**Description of the task**
Leaving out the pictures, retype the lines from the beginning of the listing through the line containing "minimum width=152pt, minimum".

**Data block**

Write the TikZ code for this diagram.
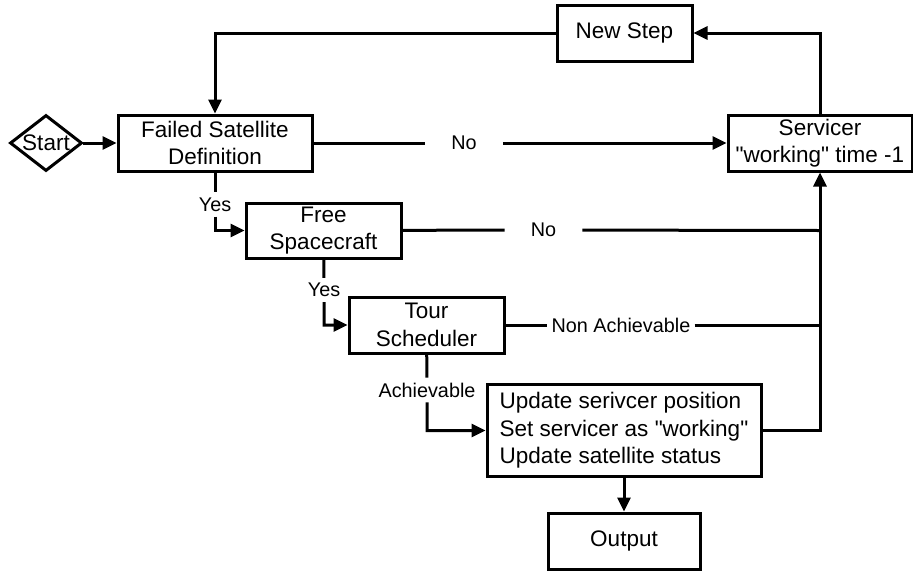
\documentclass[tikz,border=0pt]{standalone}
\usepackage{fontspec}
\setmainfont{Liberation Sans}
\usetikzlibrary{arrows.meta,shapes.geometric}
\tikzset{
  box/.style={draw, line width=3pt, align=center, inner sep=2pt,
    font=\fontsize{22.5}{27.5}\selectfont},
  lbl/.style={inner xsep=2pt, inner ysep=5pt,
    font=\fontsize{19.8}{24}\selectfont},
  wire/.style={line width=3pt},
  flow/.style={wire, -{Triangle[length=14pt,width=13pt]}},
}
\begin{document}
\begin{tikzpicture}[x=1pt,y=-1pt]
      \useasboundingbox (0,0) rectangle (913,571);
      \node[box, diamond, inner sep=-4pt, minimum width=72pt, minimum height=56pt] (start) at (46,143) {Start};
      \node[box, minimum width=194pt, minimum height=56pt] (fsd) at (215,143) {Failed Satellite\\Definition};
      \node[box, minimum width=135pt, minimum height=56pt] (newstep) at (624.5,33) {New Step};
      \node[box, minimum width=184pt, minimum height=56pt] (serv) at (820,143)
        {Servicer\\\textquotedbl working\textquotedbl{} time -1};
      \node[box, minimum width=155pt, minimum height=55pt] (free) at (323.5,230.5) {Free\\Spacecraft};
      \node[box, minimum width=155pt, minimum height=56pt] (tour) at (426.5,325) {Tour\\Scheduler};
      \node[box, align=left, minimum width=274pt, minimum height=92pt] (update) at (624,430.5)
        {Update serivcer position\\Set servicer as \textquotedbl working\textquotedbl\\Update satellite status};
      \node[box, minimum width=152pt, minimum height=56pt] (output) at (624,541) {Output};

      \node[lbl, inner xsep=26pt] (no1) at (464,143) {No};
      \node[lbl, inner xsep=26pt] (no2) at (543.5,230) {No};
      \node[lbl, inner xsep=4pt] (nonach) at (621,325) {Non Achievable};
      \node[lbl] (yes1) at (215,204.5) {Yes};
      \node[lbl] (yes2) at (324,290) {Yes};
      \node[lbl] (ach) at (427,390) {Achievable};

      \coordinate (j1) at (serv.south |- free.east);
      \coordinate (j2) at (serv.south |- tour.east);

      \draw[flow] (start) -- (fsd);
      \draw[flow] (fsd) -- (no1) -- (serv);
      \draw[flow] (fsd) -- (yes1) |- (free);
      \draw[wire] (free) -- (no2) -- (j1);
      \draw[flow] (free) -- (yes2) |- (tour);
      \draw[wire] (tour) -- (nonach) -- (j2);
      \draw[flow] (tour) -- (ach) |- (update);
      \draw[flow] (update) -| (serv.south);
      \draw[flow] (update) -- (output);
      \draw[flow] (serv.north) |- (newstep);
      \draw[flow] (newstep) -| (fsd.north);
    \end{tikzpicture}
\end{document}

**Solution for this problem**
Write the TikZ code for this diagram.
\documentclass[tikz,border=0pt]{standalone}
\usepackage{fontspec}
\setmainfont{Liberation Sans}
\usetikzlibrary{arrows.meta,shapes.geometric}
\tikzset{
  box/.style={draw, line width=3pt, align=center, inner sep=2pt,
    font=\fontsize{22.5}{27.5}\selectfont},
  lbl/.style={inner xsep=2pt, inner ysep=5pt,
    font=\fontsize{19.8}{24}\selectfont},
  wire/.style={line width=3pt},
  flow/.style={wire, -{Triangle[length=14pt,width=13pt]}},
}
\begin{document}
\begin{tikzpicture}[x=1pt,y=-1pt]
      \useasboundingbox (0,0) rectangle (913,571);
      \node[box, diamond, inner sep=-4pt, minimum width=72pt, minimum height=56pt] (start) at (46,143) {Start};
      \node[box, minimum width=194pt, minimum height=56pt] (fsd) at (215,143) {Failed Satellite\\Definition};
      \node[box, minimum width=135pt, minimum height=56pt] (newstep) at (624.5,33) {New Step};
      \node[box, minimum width=184pt, minimum height=56pt] (serv) at (820,143)
        {Servicer\\\textquotedbl working\textquotedbl{} time -1};
      \node[box, minimum width=155pt, minimum height=55pt] (free) at (323.5,230.5) {Free\\Spacecraft};
      \node[box, minimum width=155pt, minimum height=56pt] (tour) at (426.5,325) {Tour\\Scheduler};
      \node[box, align=left, minimum width=274pt, minimum height=92pt] (update) at (624,430.5)
        {Update serivcer position\\Set servicer as \textquotedbl working\textquotedbl\\Update satellite status};
      \node[box, minimum width=152pt, minimum height=56pt] (output) at (624,541) {Output};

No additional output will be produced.